China can maintain balanced international payments and forex market: SAFE
China has conditions to keep the balance of international payments and foreign market, the State Administration of Foreign Exchange (SAFE) said on Friday, responding to market concerns that the U.S. Federal Reserve will end its loose monetary policy early.
The concerns came against the backdrop of a U.S. economy picking up from the COVID-19 pandemic blow and increasing inflation expectations.
In March last year, the Fed reintroduced an ultra-loose monetary policy.

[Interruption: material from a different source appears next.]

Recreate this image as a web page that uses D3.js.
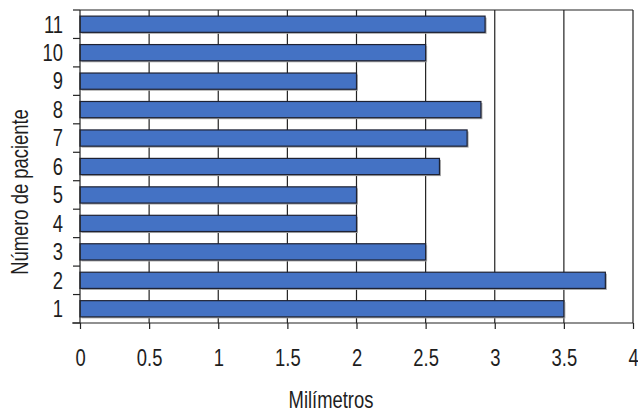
<!DOCTYPE html>
<html>
<head>
<meta charset="utf-8">
<script src="https://cdn.jsdelivr.net/npm/d3@7"></script>
<style>
  html, body { margin: 0; padding: 0; background: #fff; }
  svg { display: block; }
  text { font-family: "Liberation Sans", Arial, Helvetica, sans-serif; fill: #1e1e1e; }
</style>
</head>
<body>
<svg id="chart" width="638" height="412"></svg>
<script>
// Grosor medido por paciente (mm)
const patients = ["1", "2", "3", "4", "5", "6", "7", "8", "9", "10", "11"];
const values   = [3.5, 3.8, 2.5, 2.0, 2.0, 2.6, 2.8, 2.9, 2.0, 2.5, 2.93];
const xTicks   = [0, 0.5, 1, 1.5, 2, 2.5, 3, 3.5, 4];
const xTitle   = "Milímetros";
const yTitle   = "Número de paciente";

const svg = d3.select("#chart");
const plotLeft = 80, plotRight = 633, plotTop = 10, plotBottom = 323;
const fontSize = 23;
const squeeze = 0.8;   // condensed lettering

const x = d3.scaleLinear().domain([0, 4]).range([plotLeft, plotRight]);
const y = d3.scaleBand()
  .domain(patients.slice().reverse())
  .range([plotTop, plotBottom])
  .paddingInner(0.43)
  .paddingOuter(0.215);

// vertical gridlines (including the right frame at 4)
svg.append("g")
  .selectAll("line")
  .data(xTicks.slice(1))
  .join("line")
  .attr("x1", d => x(d)).attr("x2", d => x(d))
  .attr("y1", plotTop).attr("y2", plotBottom)
  .attr("stroke", "#222").attr("stroke-width", 1.2);

// top frame
svg.append("line")
  .attr("x1", plotLeft).attr("x2", plotRight)
  .attr("y1", plotTop).attr("y2", plotTop)
  .attr("stroke", "#222").attr("stroke-width", 1.2);

// bars with a light drop shadow
const rows = patients.map((p, i) => ({ p, v: values[i] }));
svg.append("g")
  .selectAll("rect")
  .data(rows)
  .join("rect")
  .attr("x", x(0) + 1.5)
  .attr("y", d => y(d.p) + 1.5)
  .attr("width", d => x(d.v) - x(0))
  .attr("height", y.bandwidth())
  .attr("fill", "#a8a8a8");

svg.append("g")
  .selectAll("rect")
  .data(rows)
  .join("rect")
  .attr("x", x(0))
  .attr("y", d => y(d.p))
  .attr("width", d => x(d.v) - x(0))
  .attr("height", y.bandwidth())
  .attr("fill", "#4472c4")
  .attr("stroke", "#1e2233")
  .attr("stroke-width", 1.2);

// x axis
const xAxis = svg.append("g")
  .attr("transform", `translate(0,${plotBottom})`)
  .call(d3.axisBottom(x).tickValues(xTicks).tickFormat(d3.format("")).tickSize(6).tickSizeOuter(0));
xAxis.select(".domain").attr("stroke", "#222").attr("stroke-width", 1.2)
  .attr("d", `M${plotLeft - 8},0H${plotRight}`);
xAxis.selectAll(".tick line").attr("stroke", "#222").attr("stroke-width", 1.2);
xAxis.selectAll(".tick text")
  .attr("y", 0).attr("dy", 0)
  .attr("transform", `translate(0,43) scale(${squeeze},1)`)
  .style("font-size", fontSize + "px")
  .style("font-family", "\"Liberation Sans\", Arial, sans-serif")
  .style("fill", "#1e1e1e");

// y axis line
svg.append("line")
  .attr("x1", plotLeft).attr("x2", plotLeft)
  .attr("y1", plotTop).attr("y2", plotBottom)
  .attr("stroke", "#222").attr("stroke-width", 1.2);

// y ticks at category boundaries
const bounds = d3.range(patients.length + 1).map(i => plotTop + i * y.step());
svg.append("g")
  .selectAll("line")
  .data(bounds)
  .join("line")
  .attr("x1", plotLeft - 7).attr("x2", plotLeft)
  .attr("y1", d => d).attr("y2", d => d)
  .attr("stroke", "#222").attr("stroke-width", 1.2);

// y labels
svg.append("g")
  .selectAll("text")
  .data(patients)
  .join("text")
  .attr("transform", d => `translate(63,${y(d) + y.bandwidth() / 2}) scale(${squeeze},1)`)
  .attr("dy", "0.36em")
  .attr("text-anchor", "end")
  .style("font-size", fontSize + "px")
  .text(d => d);

// axis titles
svg.append("text")
  .attr("transform", `translate(331,408) scale(${squeeze},1)`)
  .attr("text-anchor", "middle")
  .style("font-size", fontSize + "px")
  .text(xTitle);

svg.append("text")
  .attr("transform", `translate(28,192) rotate(-90) scale(${squeeze},1)`)
  .attr("text-anchor", "middle")
  .style("font-size", fontSize + "px")
  .text(yTitle);
</script>
</body>
</html>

The asset scale has so far increased by $3.6 trillion, similar to the expansion scale during the 2008 financial crisis.
Compared to the last round of quantitative ease, the time frame of this round is shorter but with a larger scale, SAFE spokesperson Wang Chunying said during a Friday press conference.
Wang was positive about the stability and resilience of China's foreign exchange market in the face of a potential early U-turn of the Fed policy.

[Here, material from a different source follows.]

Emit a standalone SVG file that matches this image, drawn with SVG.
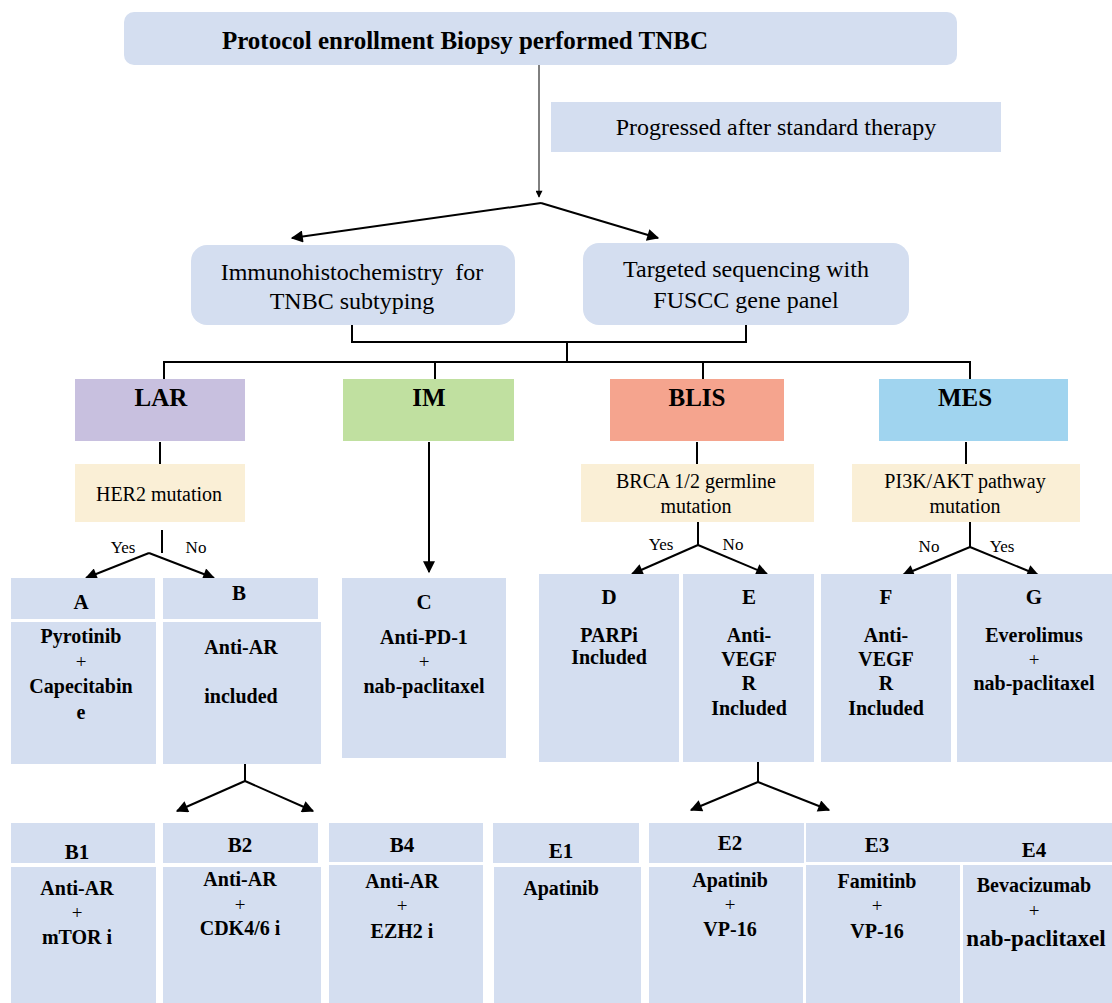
<svg xmlns="http://www.w3.org/2000/svg" width="1112" height="1003" viewBox="0 0 1112 1003">
<defs>
<marker id="ah" viewBox="0 0 10 10" refX="9" refY="5" markerWidth="15" markerHeight="12" markerUnits="userSpaceOnUse" orient="auto"><path d="M0,0 L10,5 L0,10 z" fill="#000"/></marker>
<marker id="ahs" viewBox="0 0 10 10" refX="9" refY="5" markerWidth="13" markerHeight="7" markerUnits="userSpaceOnUse" orient="auto"><path d="M0,0 L10,5 L0,10 z" fill="#000"/></marker>
</defs>
<style>
.bx{fill:#D4DEF0}
.mu{fill:#FAEFD6}
text{font-family:'Liberation Serif','DejaVu Serif',serif}
.t{fill:#000;text-anchor:middle;dominant-baseline:central}
.b{font-weight:bold}
.p{font-weight:normal;font-size:19px}
.s20{font-size:20px}
.s21{font-size:21px}
.s24{font-size:24px}
.s25{font-size:25px}
.yn{font-size:17px}
.ln{stroke:#000;stroke-width:2;fill:none}
</style>
<rect width="1112" height="1003" fill="#fff"/>

<g id="connectors">
<line x1="539" y1="65" x2="539" y2="197" stroke="#000" stroke-width="1" marker-end="url(#ahs)"/>
<line class="ln" x1="541" y1="203" x2="292" y2="238" marker-end="url(#ah)"/>
<line class="ln" x1="541" y1="203" x2="658" y2="238" marker-end="url(#ah)"/>
<polyline class="ln" points="352,321 352,342 746,342 746,322"/>
<line class="ln" x1="567" y1="342" x2="567" y2="362"/>
<polyline class="ln" points="164,379 164,362 970,362 970,379"/>
<line class="ln" x1="435" y1="362" x2="435" y2="379"/>
<line class="ln" x1="703" y1="362" x2="703" y2="379"/>
<line class="ln" x1="160" y1="442" x2="160" y2="464"/>
<line class="ln" x1="697" y1="442" x2="697" y2="464"/>
<line class="ln" x1="966" y1="442" x2="966" y2="464"/>
<line class="ln" x1="429" y1="442" x2="429" y2="572" marker-end="url(#ah)"/>
<line class="ln" x1="162" y1="530" x2="162" y2="553"/>
<line class="ln" x1="149" y1="553" x2="86" y2="578" marker-end="url(#ah)"/>
<line class="ln" x1="149" y1="553" x2="214" y2="578" marker-end="url(#ah)"/>
<line class="ln" x1="698" y1="522" x2="698" y2="545"/>
<line class="ln" x1="698" y1="545" x2="632" y2="574" marker-end="url(#ah)"/>
<line class="ln" x1="698" y1="545" x2="767" y2="574" marker-end="url(#ah)"/>
<line class="ln" x1="970" y1="522" x2="970" y2="547"/>
<line class="ln" x1="970" y1="547" x2="903" y2="575" marker-end="url(#ah)"/>
<line class="ln" x1="970" y1="547" x2="1038" y2="575" marker-end="url(#ah)"/>
<line class="ln" x1="245" y1="756" x2="245" y2="781"/>
<line class="ln" x1="245" y1="781" x2="177" y2="811" marker-end="url(#ah)"/>
<line class="ln" x1="245" y1="781" x2="313" y2="811" marker-end="url(#ah)"/>
<line class="ln" x1="758" y1="757" x2="758" y2="782"/>
<line class="ln" x1="758" y1="782" x2="691" y2="810" marker-end="url(#ah)"/>
<line class="ln" x1="758" y1="782" x2="829" y2="810" marker-end="url(#ah)"/>
<text class="t yn" x="123" y="547">Yes</text>
<text class="t yn" x="196" y="547">No</text>
<text class="t yn" x="661" y="544">Yes</text>
<text class="t yn" x="733" y="544">No</text>
<text class="t yn" x="929" y="546">No</text>
<text class="t yn" x="1002" y="546">Yes</text>
</g>

<g id="top"><rect class="bx" x="124" y="12" width="833" height="53" rx="10"/><text class="t b s25" x="465" y="40">Protocol enrollment Biopsy performed TNBC</text></g>
<g id="progressed"><rect class="bx" x="551" y="102" width="450" height="50"/><text class="t s24" x="776" y="127">Progressed after standard therapy</text></g>
<g id="ihc"><rect class="bx" x="191" y="245" width="324" height="80" rx="16"/><text class="t s24" x="352" y="272" xml:space="preserve">Immunohistochemistry  for</text><text class="t s24" x="352" y="301">TNBC subtyping</text></g>
<g id="seq"><rect class="bx" x="583" y="243" width="326" height="82" rx="16"/><text class="t s24" x="746" y="269">Targeted sequencing with</text><text class="t s24" x="746" y="300">FUSCC gene panel</text></g>

<g id="LAR"><rect x="75" y="379" width="170" height="62" fill="#C8C0DF"/><text class="t b s25" x="161" y="397">LAR</text></g>
<g id="IM"><rect x="343" y="379" width="171" height="62" fill="#C0E0A0"/><text class="t b s25" x="429" y="397">IM</text></g>
<g id="BLIS"><rect x="610" y="379" width="174" height="62" fill="#F5A48E"/><text class="t b s25" x="697" y="397">BLIS</text></g>
<g id="MES"><rect x="879" y="379" width="189" height="62" fill="#A0D4EF"/><text class="t b s25" x="965" y="397">MES</text></g>

<g id="her2"><rect class="mu" x="75" y="464" width="170" height="58"/><text class="t s20" x="159" y="494">HER2 mutation</text></g>
<g id="brca"><rect class="mu" x="581" y="464" width="233" height="58"/><text class="t s20" x="696" y="481">BRCA 1/2 germline</text><text class="t s20" x="696" y="506">mutation</text></g>
<g id="pi3k"><rect class="mu" x="852" y="464" width="228" height="58"/><text class="t s20" x="965" y="481">PI3K/AKT pathway</text><text class="t s20" x="965" y="506">mutation</text></g>

<g id="A"><rect class="bx" x="11" y="578" width="144" height="41"/><text class="t b s21" x="81" y="602">A</text><rect class="bx" x="11" y="622" width="145" height="142"/><text class="t b s20" x="81" y="636">Pyrotinib</text><text class="t p" x="81" y="661">+</text><text class="t b s20" x="81" y="686">Capecitabin</text><text class="t b s20" x="81" y="712">e</text></g>
<g id="B"><rect class="bx" x="163" y="578" width="155" height="41"/><text class="t b s21" x="239" y="593">B</text><rect class="bx" x="163" y="622" width="158" height="142"/><text class="t b s20" x="241" y="647">Anti-AR</text><text class="t b s20" x="241" y="696">included</text></g>
<g id="C"><rect class="bx" x="342" y="578" width="164" height="180"/><text class="t b s21" x="424" y="602">C</text><text class="t b s20" x="424" y="637">Anti-PD-1</text><text class="t p" x="424" y="661">+</text><text class="t b s20" x="424" y="686">nab-paclitaxel</text></g>
<g id="D"><rect class="bx" x="539" y="574" width="140" height="188"/><text class="t b s21" x="609" y="597">D</text><text class="t b s20" x="609" y="635">PARPi</text><text class="t b s20" x="609" y="657">Included</text></g>
<g id="E"><rect class="bx" x="683" y="574" width="131" height="188"/><text class="t b s21" x="749" y="597">E</text><text class="t b s20" x="749" y="635">Anti-</text><text class="t b s20" x="749" y="659">VEGF</text><text class="t b s20" x="749" y="683">R</text><text class="t b s20" x="749" y="708">Included</text></g>
<g id="F"><rect class="bx" x="821" y="574" width="130" height="188"/><text class="t b s21" x="886" y="597">F</text><text class="t b s20" x="886" y="635">Anti-</text><text class="t b s20" x="886" y="659">VEGF</text><text class="t b s20" x="886" y="683">R</text><text class="t b s20" x="886" y="708">Included</text></g>
<g id="G"><rect class="bx" x="957" y="574" width="155" height="188"/><text class="t b s21" x="1034" y="597">G</text><text class="t b s20" x="1034" y="635">Everolimus</text><text class="t p" x="1034" y="659">+</text><text class="t b s20" x="1034" y="683">nab-paclitaxel</text></g>

<g id="B1"><rect class="bx" x="11" y="823" width="144" height="40"/><text class="t b s21" x="77" y="852">B1</text><rect class="bx" x="11" y="867" width="145" height="136"/><text class="t b s20" x="77" y="888">Anti-AR</text><text class="t p" x="77" y="912">+</text><text class="t b s20" x="77" y="937">mTOR i</text></g>
<g id="B2"><rect class="bx" x="163" y="823" width="155" height="40"/><text class="t b s21" x="240" y="845">B2</text><rect class="bx" x="163" y="867" width="158" height="136"/><text class="t b s20" x="240" y="879">Anti-AR</text><text class="t p" x="240" y="904">+</text><text class="t b s20" x="240" y="928">CDK4/6 i</text></g>
<g id="B4"><rect class="bx" x="329" y="823" width="154" height="39"/><text class="t b s21" x="402" y="845">B4</text><rect class="bx" x="329" y="865" width="154" height="138"/><text class="t b s20" x="402" y="881">Anti-AR</text><text class="t p" x="402" y="905">+</text><text class="t b s20" x="402" y="931">EZH2 i</text></g>
<g id="E1"><rect class="bx" x="493" y="823" width="146" height="40"/><text class="t b s21" x="561" y="851">E1</text><rect class="bx" x="494" y="867" width="147" height="136"/><text class="t b s20" x="561" y="888">Apatinib</text></g>
<g id="E2"><rect class="bx" x="649" y="823" width="155" height="40"/><text class="t b s21" x="730" y="843">E2</text><rect class="bx" x="649" y="867" width="154" height="136"/><text class="t b s20" x="730" y="880">Apatinib</text><text class="t p" x="730" y="904">+</text><text class="t b s20" x="730" y="929">VP-16</text></g>
<g id="E3E4hdr"><rect class="bx" x="806" y="823" width="306" height="39"/><text class="t b s21" x="877" y="845">E3</text><text class="t b s21" x="1034" y="850">E4</text></g>
<g id="E3"><rect class="bx" x="806" y="865" width="154" height="138"/><text class="t b s20" x="877" y="881">Famitinb</text><text class="t p" x="877" y="905">+</text><text class="t b s20" x="877" y="931">VP-16</text></g>
<g id="E4"><rect class="bx" x="963" y="865" width="149" height="138"/><text class="t b s20" x="1034" y="885">Bevacizumab</text><text class="t p" x="1034" y="910">+</text><text class="t b" x="1036" y="938" style="font-size:23px">nab-paclitaxel</text></g>
</svg>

China has not accumulated excessively high foreign debt under this round of loose monetary policy, and market risk mitigation capabilities are constantly improving, she said.
China's foreign debt at the end of last year increased by 14 percent compared to the end of March last year. This increase was mainly due to foreign investors increasing their holdings of domestic bonds, which reflects the result of opening up in the domestic bond market, Wang explained.
The main investors in the domestic bond market are institutions such as overseas central banks and sovereign wealth funds, with investment characterized by long-term asset allocation, which can translate as relatively high investment stability, she added.
In addition, there is a critical point that the renminbi exchange rate becomes more flexible. The one-year historical volatility of the renminbi exchange rate against the U.S. dollar in domestic and foreign markets reached 4.3 percent and 5.1 percent, respectively, both up 0.6 percentage points from the beginning of the year, at a relatively high level in history. This can effectively help to release market pressure and prevent unilateral expectations, Wang added.
"The fundamentals of the domestic economy remain sound, the financial market is opening up steadily, and the maturity of the foreign exchange market continues to improve. These factors are actually a very solid foundation for China to respond to and adapt to external shocks or challenges," she said.